СЕРГЕЙ: Я хочу закончить тем, с чего мы начали. По поводу корней. Ты считаешь, что есть шанс у русской музыки быть интересной зарубежным слушателям? Или это не нужно, надо тихонько сидеть на своей засеке и не дергаться?
ИГОРЬ: Да, конечно, есть шанс. Я бы посоветовал музыкантам идти на этнокафедры при консерваториях и институтах, где собран колоссальный массив этнической музыки. Есть же кельтская музыка, афро-кубинская музыка, украинское барокко, есть самба и регги, в конце концов. Все это поджанры world music, пластинки продаются миллионными тиражами по всему миру. С этим всем можно работать. Это то, чем занимался Питер Гэбриэл. Или наша Инна Желанная, которая издается в Америке. Зачем лезть в чужой огород и торчать там дурацким пугалом? Надо делать так, чтобы с других огородов приходили к тебе за урожаем. Потому что у них такого нет.
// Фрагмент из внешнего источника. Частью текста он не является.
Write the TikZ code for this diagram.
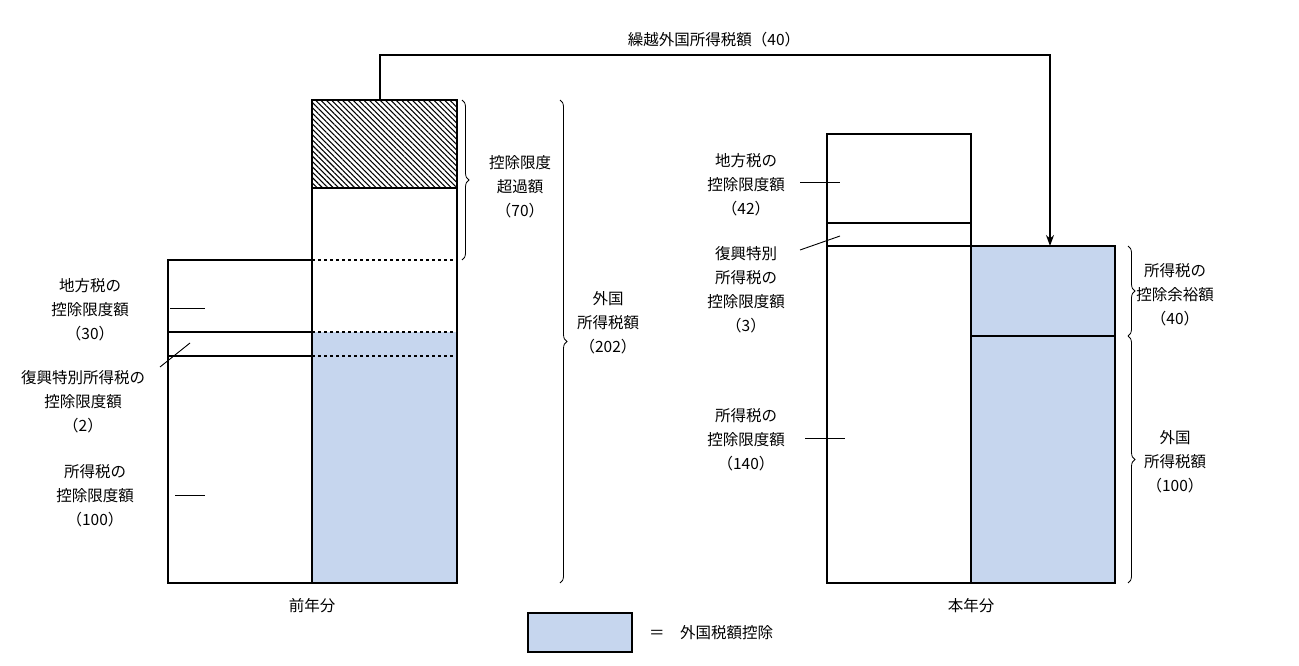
\documentclass[tikz,border=0pt]{standalone}
\usepackage{fontspec}
\setmainfont{Noto Sans CJK JP}
\usetikzlibrary{patterns.meta,decorations.pathreplacing,arrows.meta}
\definecolor{fillblue}{HTML}{C6D6EE}
\begin{document}
\begin{tikzpicture}[x=1pt,y=-1pt,
  lbl/.style={align=center,font=\fontsize{15.5}{24}\selectfont,inner sep=1pt},
  box/.style={draw,line width=1.1pt},
  brace/.style={decorate,decoration={brace,amplitude=7pt},line width=0.8pt},
  dsh/.style={dashed,line width=1.1pt}]
\useasboundingbox (0,0) rectangle (1299,666);
% previous year
\fill[fillblue] (312,332) rectangle (457,583);
\fill[pattern={Lines[angle=-45,distance=3.8pt,line width=1.1pt]}] (312,100) rectangle (457,188);
\draw[box] (312,100) rectangle (457,583);
\draw[line width=1.1pt] (312,188) -- (457,188);
\draw[box] (168,260) rectangle (312,583);
\draw[line width=1.1pt] (168,332) -- (312,332) (168,356) -- (312,356);
\draw[dsh] (312,260) -- (457,260) (312,332) -- (457,332) (312,356) -- (457,356);
\draw[brace] (462,100) -- (462,260);
\draw[brace] (560,100) -- (560,583);
\node[lbl] (exc) at (520,187) {控除限度\\超過額\\（70）};
\node[lbl] (fp) at (608,323) {外国\\所得税額\\（202）};
\node[lbl] (a1) at (90,310) {地方税の\\控除限度額\\（30）};
\node[lbl] (a2) at (83,402) {復興特別所得税の\\控除限度額\\（2）};
\node[lbl] (a3) at (95,496) {所得税の\\控除限度額\\（100）};
\draw[line width=0.9pt] (170,308) -- (205,308);
\draw[line width=0.9pt] (160,367) -- (190,343);
\draw[line width=0.9pt] (175,495) -- (205,495);
\node[lbl] (py) at (312,606) {前年分};
% current year
\fill[fillblue] (971,246) rectangle (1115,583);
\draw[box] (827,134) rectangle (971,583);
\draw[line width=1.1pt] (827,223) -- (971,223) (827,246) -- (971,246);
\draw[line width=1.5pt] (971,246) rectangle (1115,583);
\draw[line width=1.1pt] (971,336) -- (1115,336);
\draw[brace] (1128,246) -- (1128,336);
\draw[brace] (1128,336) -- (1128,583);
\node[lbl] (b1) at (746,185) {地方税の\\控除限度額\\（42）};
\node[lbl] (b2) at (746,290) {復興特別\\所得税の\\控除限度額\\（3）};
\node[lbl] (b3) at (746,440) {所得税の\\控除限度額\\（140）};
\draw[line width=0.9pt] (800,182) -- (840,182);
\draw[line width=0.9pt] (800,250) -- (840,236);
\draw[line width=0.9pt] (805,438) -- (845,438);
\node[lbl] (c1) at (1175,295) {所得税の\\控除余裕額\\（40）};
\node[lbl] (c2) at (1175,462) {外国\\所得税額\\（100）};
\node[lbl] (cy) at (971,606) {本年分};
% carry-over arrow
\coordinate (s) at (380,100);
\coordinate (e) at (1050,246);
\draw[line width=1.5pt,-{Stealth[length=11pt,width=8pt]}] (s) -- (380,55) -- (1050,55) -- (e);
\node[lbl] (co) at (714,40) {繰越外国所得税額（40）};
% legend
\draw[fill=fillblue,line width=1.1pt] (528,613) rectangle (632,652);
\node[lbl,anchor=west] (lg) at (648,633) {＝\quad 外国税額控除};
\end{tikzpicture}
\end{document}
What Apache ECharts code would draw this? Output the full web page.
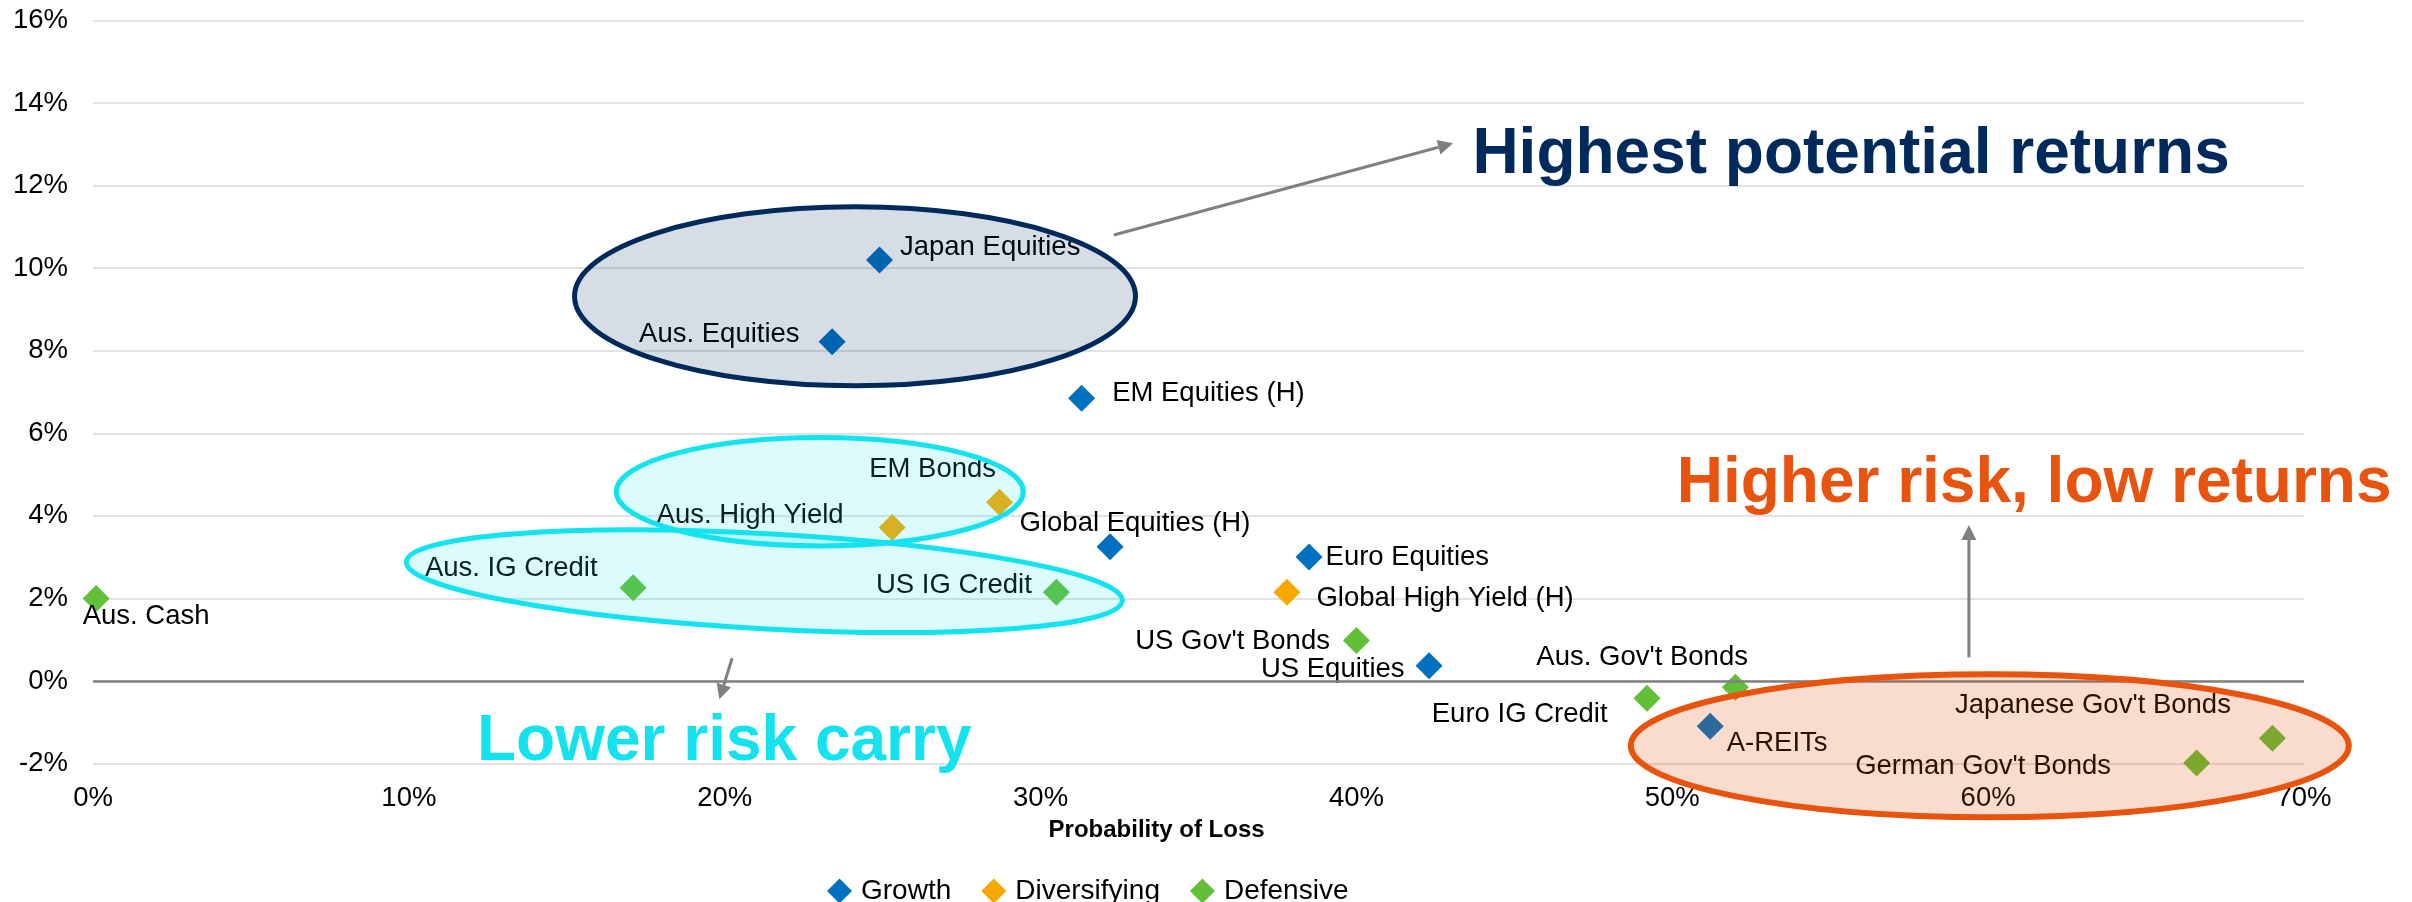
<!DOCTYPE html>
<html>
<head>
<meta charset="utf-8">
<script src="https://cdn.jsdelivr.net/npm/echarts@6/dist/echarts.min.js"></script>
<style>
html,body{margin:0;padding:0;background:#fff;}
#chart{width:2412px;height:902px;}
</style>
</head>
<body>
<div id="chart"></div>
<script>
// ---- Data (probability of loss %, expected return %) ----
const growthNames  = ['Japan Equities','Aus. Equities','EM Equities (H)','Global Equities (H)','Euro Equities','US Equities','A-REITs'];
const growthLoss   = [24.9, 23.4, 31.3, 32.2, 38.5, 42.3, 51.2];
const growthReturn = [10.2, 8.22, 6.85, 3.25, 3.0, 0.37, -1.1];

const divNames  = ['EM Bonds','Aus. High Yield','Global High Yield (H)'];
const divLoss   = [28.7, 25.3, 37.8];
const divReturn = [4.33, 3.72, 2.15];

const defNames  = ['Aus. Cash','Aus. IG Credit','US IG Credit',"US Gov't Bonds",'Euro IG Credit',"Aus. Gov't Bonds","Japanese Gov't Bonds","German Gov't Bonds"];
const defLoss   = [0.1, 17.1, 30.5, 40.0, 49.2, 52.0, 69.0, 66.6];
const defReturn = [2.0, 2.26, 2.15, 0.98, -0.42, -0.15, -1.39, -1.99];

const seriesNames = ['Growth','Diversifying','Defensive'];
const xAxisTitle = 'Probability of Loss';
const calloutTexts = ['Highest potential returns','Higher risk, low returns','Lower risk carry'];

// ---- Layout / style (not data) ----
const FONT = "'Liberation Sans', Arial, sans-serif";
const colors = {Growth:'#0070C0', Diversifying:'#F7A800', Defensive:'#62BF38'};
const labelPlace = {
  'Japan Equities': ['right', 7, -12],
  'Aus. Equities': ['left', -19, -7],
  'EM Equities (H)': ['right', 17, -5],
  'Aus. Cash': ['right', -27, 18],
  'Aus. IG Credit': ['left', -22, -19],
  'EM Bonds': ['left', 10, -33],
  'Aus. High Yield': ['left', -35, -12],
  'Global Equities (H)': ['right', -104, -23],
  'Euro Equities': ['right', 3, 0],
  'US IG Credit': ['left', -11, -7],
  'Global High Yield (H)': ['right', 16, 6],
  "US Gov't Bonds": ['left', -13, 1],
  'US Equities': ['left', -11, 4],
  'Euro IG Credit': ['left', -26, 16],
  "Aus. Gov't Bonds": ['left', 26, -30],
  'A-REITs': ['right', 3, 17],
  "Japanese Gov't Bonds": ['left', -28, -33],
  "German Gov't Bonds": ['left', -72, 3]
};

function build(names, xs, ys) {
  return names.map((n, i) => {
    const p = labelPlace[n] || ['right', 0, 0];
    return {
      name: n,
      value: [xs[i], ys[i]],
      label: {position: p[0], offset: [p[1], p[2]], distance: 0}
    };
  });
}

function arrow(x1, y1, x2, y2) {
  const headL = 15, headW = 7.5;
  const dx = x2 - x1, dy = y2 - y1, L = Math.sqrt(dx*dx + dy*dy);
  const ux = dx / L, uy = dy / L;
  const bx = x2 - ux*headL, by = y2 - uy*headL;
  return [
    {type:'line', z:60, shape:{x1:x1, y1:y1, x2:bx, y2:by}, style:{stroke:'#808080', lineWidth:3}},
    {type:'polygon', z:60, shape:{points:[[x2,y2],[bx - uy*headW, by + ux*headW],[bx + uy*headW, by - ux*headW]]}, style:{fill:'#808080'}}
  ];
}

const chart = echarts.init(document.getElementById('chart'), null, {renderer:'canvas'});

const scatterCommon = {
  type: 'scatter',
  symbol: 'diamond',
  symbolSize: 27,
  clip: false,
  label: {
    show: true,
    formatter: '{b}',
    color: '#000',
    fontFamily: FONT,
    fontSize: 27.5
  },
  emphasis: {disabled: true}
};

const option = {
  animation: false,
  backgroundColor: '#fff',
  textStyle: {fontFamily: FONT},
  grid: {left: 93, right: 108, top: 20.5, bottom: 138.5, containLabel: false},
  legend: {
    data: seriesNames,
    left: 822,
    top: 872,
    icon: 'diamond',
    itemWidth: 25,
    itemHeight: 25,
    itemGap: 30,
    itemStyle: {opacity: 1},
    textStyle: {fontFamily: FONT, fontSize: 28, color: '#000', padding: [0, 0, 0, 4]}
  },
  xAxis: {
    type: 'value',
    min: 0, max: 70, interval: 10,
    axisLine: {show: false},
    axisTick: {show: false},
    splitLine: {show: false},
    axisLabel: {formatter: '{value}%', color: '#000', fontFamily: FONT, fontSize: 27.5, margin: 21}
  },
  yAxis: {
    type: 'value',
    min: -2, max: 16, interval: 2,
    axisLine: {show: false},
    axisTick: {show: false},
    splitLine: {show: true, lineStyle: {color: '#D9D9D9', width: 1.5}},
    axisLabel: {formatter: '{value}%', color: '#000', fontFamily: FONT, fontSize: 27.5, margin: 25}
  },
  series: [
    Object.assign({}, scatterCommon, {
      name: 'Growth', itemStyle: {color: colors.Growth, opacity: 1},
      data: build(growthNames, growthLoss, growthReturn),
      markLine: {
        silent: true, symbol: 'none', label: {show: false},
        lineStyle: {color: '#808080', width: 2.5, type: 'solid'},
        data: [{yAxis: 0}]
      }
    }),
    Object.assign({}, scatterCommon, {
      name: 'Diversifying', itemStyle: {color: colors.Diversifying, opacity: 1},
      data: build(divNames, divLoss, divReturn)
    }),
    Object.assign({}, scatterCommon, {
      name: 'Defensive', itemStyle: {color: colors.Defensive, opacity: 1},
      data: build(defNames, defLoss, defReturn)
    })
  ],
  graphic: [
    {type:'ellipse', z:50, x:855, y:296.3, shape:{cx:0, cy:0, rx:280.5, ry:89.5},
     style:{fill:'rgba(0,42,92,0.16)', stroke:'#002A5C', lineWidth:5}},
    {type:'ellipse', z:50, x:764.3, y:581.2, rotation:-0.054, shape:{cx:0, cy:0, rx:358.5, ry:47.5},
     style:{fill:'rgba(20,225,238,0.15)', stroke:'#13E3EF', lineWidth:5}},
    {type:'ellipse', z:50, x:819.8, y:491.7, shape:{cx:0, cy:0, rx:203.5, ry:54.2},
     style:{fill:'rgba(20,225,238,0.15)', stroke:'#13E3EF', lineWidth:5}},
    {type:'ellipse', z:50, x:1989.8, y:745.8, shape:{cx:0, cy:0, rx:359, ry:71.5},
     style:{fill:'rgba(232,80,10,0.2)', stroke:'#E8530E', lineWidth:6}},
    ...arrow(1113.8, 235, 1453, 143.3),
    ...arrow(732.1, 658.3, 719.4, 699.3),
    ...arrow(1968.9, 657.3, 1968.9, 525),
    {type:'text', z:60, x:1472.4, y:155.5,
     style:{text: calloutTexts[0], fill:'#002A5C', font:'bold 64px ' + FONT, textAlign:'left', textVerticalAlign:'middle'}},
    {type:'text', z:60, x:1676.7, y:484.5,
     style:{text: calloutTexts[1], fill:'#E8530E', font:'bold 64px ' + FONT, textAlign:'left', textVerticalAlign:'middle'}},
    {type:'text', z:60, x:477, y:742.7,
     style:{text: calloutTexts[2], fill:'#14E3EF', font:'bold 64px ' + FONT, textAlign:'left', textVerticalAlign:'middle'}},
    {type:'text', z:60, x:1156.6, y:830.8,
     style:{text: xAxisTitle, fill:'#000', font:'bold 24px ' + FONT, textAlign:'center', textVerticalAlign:'middle'}}
  ]
};

chart.setOption(option);
</script>
</body>
</html>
СЕРГЕЙ: В чем твой посыл как артиста? «Я от вас устал», «я в вас разочаровался», или тебе все равно? Просто выходишь и поешь.
ИГОРЬ: Я однажды запомнил какое-то интервью Олега Янковского, где он сказал, что в жизни человека есть один год, когда он полностью реализуется как личность. Этот год невозможно пропустить. У Янковского это был 1983-й, когда вышел «Мюнхгаузен». У меня 1995-й, когда вышел «ОМ». И вот в том интервью Янковский говорит, что в жизни особенных людей может быть два таких года. Так что я жду свой второй год в музыке.